Having never attended the Conservative Party conference before, the first thing I noticed was how smartly dressed everyone was. All representatives were immaculately presented in office attire. For someone who worked for six years as a forklift truck driver and a further six as a nightclub doorman, it all seemed very formal. More like a business summit than an assembly of friends and colleagues. A far cry from the party atmosphere which seemed to epitomise the Labour conference.

Indeed, many members appeared to be attending through habit or duty rather than being inspired by any greater vision or sense of purpose. This, I think, speaks not only to the unexpectedly poor election result, but also to a feeling that the party is both rudderless and lacking in any clear foundation around which to structure policy.

This hunch was reinforced by the fact that the two biggest crowd-pullers throughout the week were Ruth Davidson, the witty, successful, media-savvy leader of the Scottish Conservatives who added 12 new MPs at the last election, and Jacob Rees-Mogg, the unapologetic conservative who recently spoke of his moral unease about abortion and same-sex marriage.

The party is looking around desperately for both leadership and meaning. Things the current Prime Minister is manifestly unable to provide.

The first major speech I attended was given by the Chancellor, Philip ‘Spreadsheet’ Hammond. He started well enough, giving delegates a history lesson on the economic and moral failings of socialism. He pointed out that in every location and in every epoch socialism has been tried, it has failed miserably. He argued that you need only a GCSE in economics to understand that stimulating demand through increased borrowing leads to inflation, and therefore to a lowering of living standards for our country’s poorest. True enough.

He then said that the Conservative Party needed to offer voters a real alternative to Corbyn-led socialism. As I waited with bated breath for his quixotic conservative vision, he proceeded to witter on about the government’s economic achievements, producing various statistics to back up his case. He then argued that house prices were too high, and pledged to turbo-charge George Osborne’s ‘help to buy’ scheme by pumping in £10billion to help young people get into the housing ladder. Sorry, Chancellor, but if you’re going to accuse your opponents of economic illiteracy, you might want to explain how stimulating demand for housing whilst doing nothing to increase supply is supposed to lower prices. Perhaps he should consider re-sitting that economics GCSE.

The most interesting event I attended was a fringe function hosted by Policy Exchange, with the title: Is the Intellectual Momentum all with the Left?

Sir Roger Scruton – probably the greatest living conservative philosopher – argued forcefully that while the political momentum is with the Left, the intellectual truth remains, and will always remain, with conservativism. A conservative ideology based on love of country will always be intellectually superior to the greed, envy and class hatred promulgated by the Left.
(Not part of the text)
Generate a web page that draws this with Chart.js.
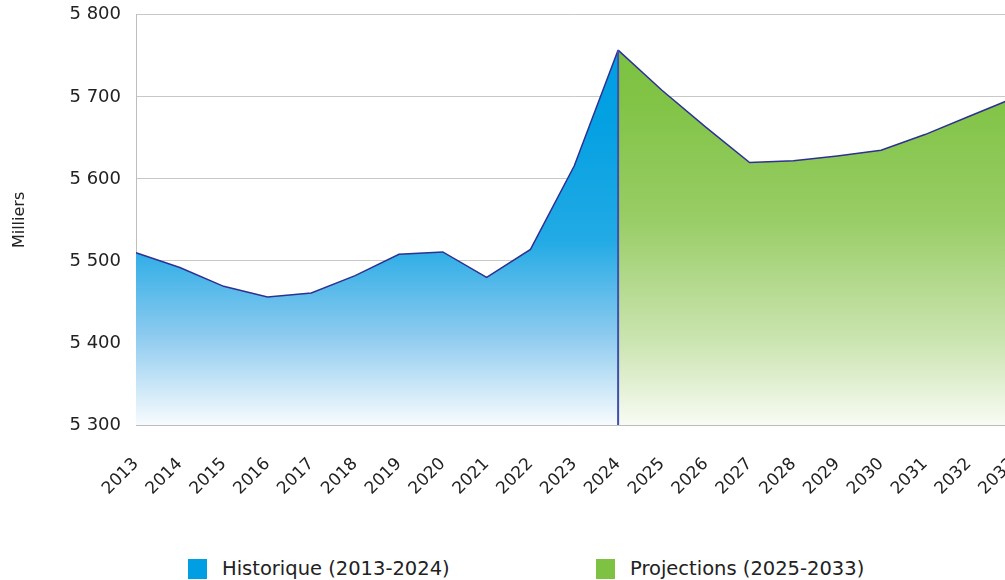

Jacob Rees-Mogg then outlined perfectly the political problem. At the last election Corbyn inserted a ‘golden thread of socialism’ throughout his manifesto. It was easy for voters to understand how his principles translated into policy. The young, Rees-Mogg argued, are principled and idealistic. The failure of the Conservative Party has been not to discuss principles and ideas for far too long. Once Conservative philosophy concerning responsibility and the freedom to choose were explained, implemented, and then contrasted with socialist ideals which give the state ever more control over lives, this political momentum could be curtailed. Belief, he said, should produce policy, not the other way around. Good stuff.

At another fringe event the brilliant Mark Littlewood (Institute of Economic Affairs) argued with some justification that the Conservative Party had lost sight of its economic principles and was no longer an economically liberal party. Conservative politicians, he said, always begin addresses by extolling the virtues of free markets, but then quickly go on to highlight their problems and make the case for intervention. It was almost as if he had received a premonition about the following morning.



On the final day, Theresa May began by heaping praise on free markets, correctly making the case they have been the greatest mechanism for prosperity and elevation from poverty the world has ever known. Then, without any hint of irony, she outlined proposals for price controls and housing subsidies. It is probably a good thing that all the post-conference coverage focused on her coughing fits and the unfortunate interruption. The content of the speech was dreadful.

Overall, the experience of my first conference filled me with both despair and optimism. Despair that the helm of the party is so completely bereft of ideas and principles, and so riddled with infighting that should an election be held tomorrow, they would have absolutely no hope whatever of preventing a hard Left socialist government taking office. But optimism that beneath cabinet level, the party is beginning to tackle its basic problems and to realign itself with its core values. Jacob Rees-Mogg, George Freeman, and MPs from the 2017 intake such as Kemi Badenoch and Ben Bradley were all very impressive.

I am in no doubt that once the Brexit negotiations have been concluded in 2019, the party should find alternative leadership and further reconnect with its guiding principles. Should it fail to do so, the result will be a long slow death not only of the Conservative Party, but of Great Britain itself.